I Wanted You To Be Happy, But I Didn’t Expect It To Hurt So Much

By

It’s been six months since I started trying to bury my feelings for you. I have tried my hardest to bottle up my emotions. I even did some pathetic acts just to help myself get up after falling for you.

I tried to ignore you.

I tried not to hang out with you.

Yet, here I am, still in love with the person who is in love with someone else and merely sees me as a friend.

Even so, I want you to know that I am happy that you have finally found her—your happiness.

I can see how the sparkle in your eyes has changed since the day she came into your life. I can feel the bliss she has brought into your being. I can hear the fluttering sound of your heart whenever she is around.
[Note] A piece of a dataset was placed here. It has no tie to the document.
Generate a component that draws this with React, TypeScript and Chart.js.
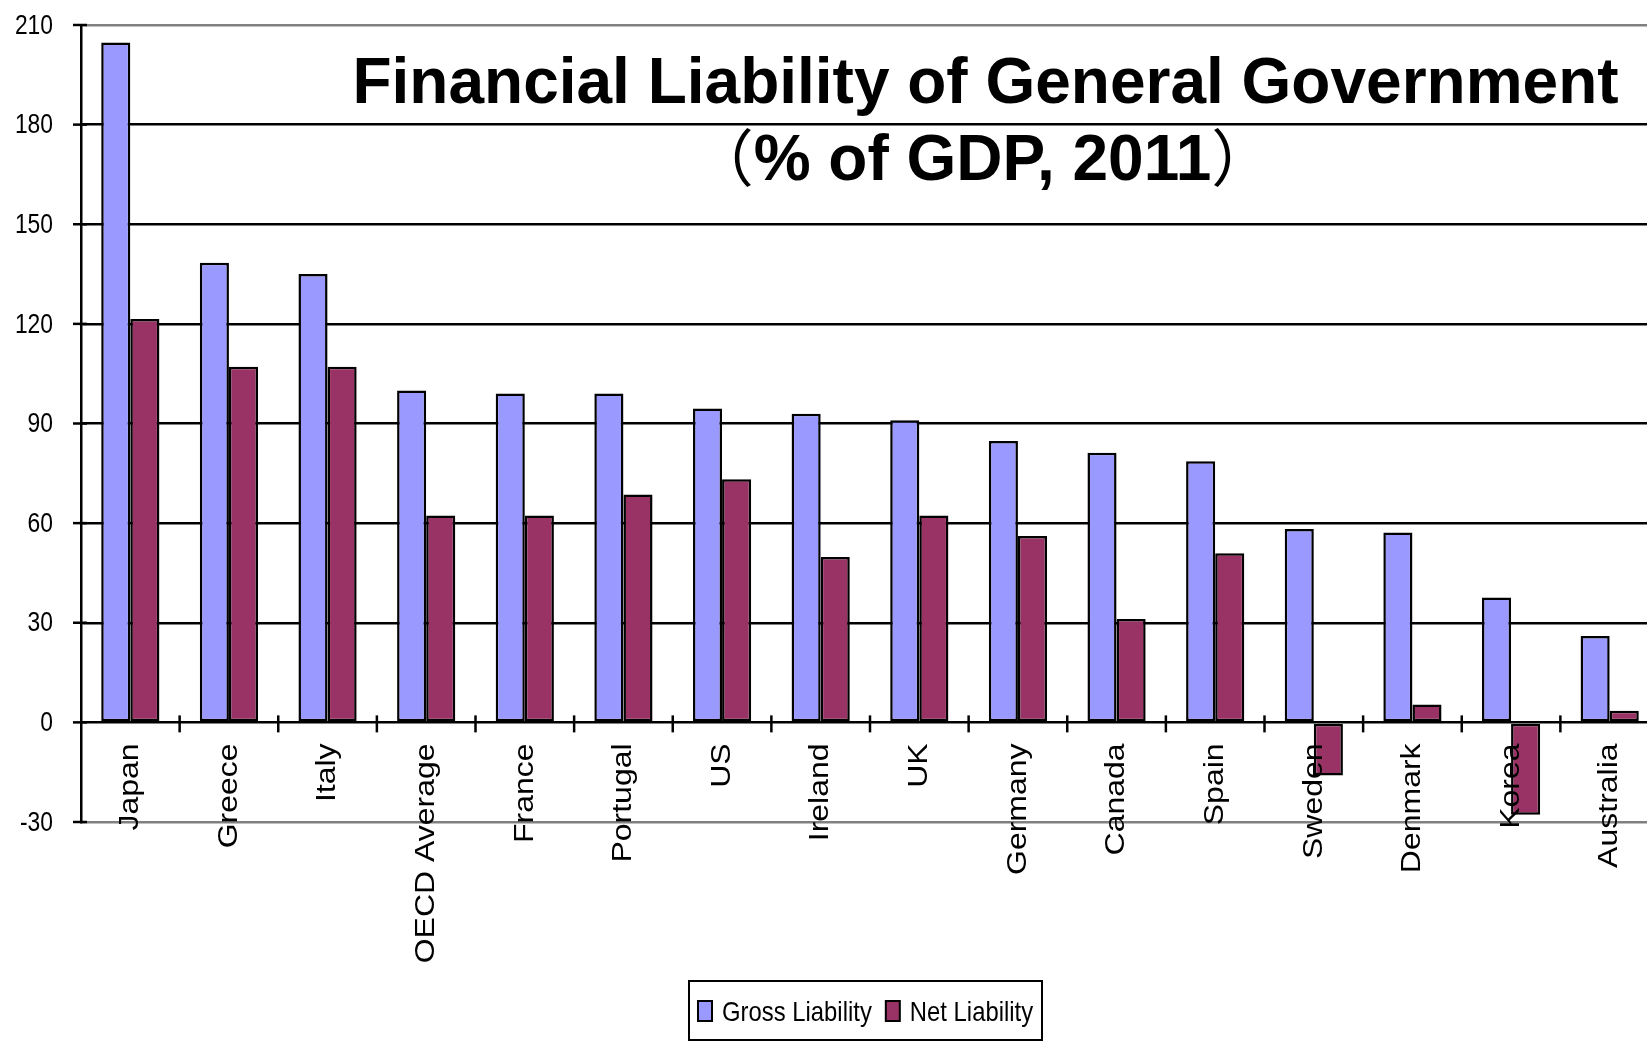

I might be crazy, but seeing you this happy is what makes me happier. It may sound untrue, but I prayed for this. That you may finally meet the one that you’ve been waiting for.

So, here it is. God answered my prayers when he answered yours and it felt so ambivalent. I did not know that granting that prayer would tear my heart apart—I broke my heart as I was trying to fix yours.

Although I am genuinely happy for you, I just cannot stop myself from hurting just yet. I guess this will take some time. I have already picked up all the shattered pieces of this stupid, fragile heart. I just find it difficult to cover the deep cut this pain has caused.

But this is what life is.

You need to be happy for people you care about, even if you are not part of their happiness.

It is inevitably painful, but we have to accept that the truth can be harsh sometimes. Enduring pain is part of life. Just don’t let it destroy you. Let your wisdom and strength grow from it instead.

You’ve known me to be a jolly person, and I’ve known you to be an observant one. But have you ever noticed some of my faked smiles and laughs just to show my support for you? I bet you have not, because your eyes were all on her.

Confessing my feelings for you actually crossed my mind. I wanted you to know, but I don’t want to tell you. This dilemma still lingers in the corners of mind. I am curious to know what could happen if I told you, but I am afraid to lose the friendship too.

If only I could forget my feelings for you as quickly as the time flew by.

I may not be over it yet, but I will get through this. It may take days, weeks, or even months, but surely this feeling will pass completely from existence.

As you start your happily ever after together, I guess I have to start loving life more too. There is still a beautiful life to be lived and a beautiful story to be told.

Wishing you your happiness breaks my heart, but it will break my heart even more if I lose you, my friend.

You are not the only fish in the sea—that’s what I keep on telling myself. And I’m choosing to save what we have—I want to save our friendship.

“Friendship may, and often does, grow into love, but love never subsides into friendship.” — Lord Byron

It’s been six months of moving on. No one said that this was going to be easy, but that does not mean it’s not possible to lose feelings for you.

I may regret not telling you how I truly feel for you, but I think some things are better left unsaid.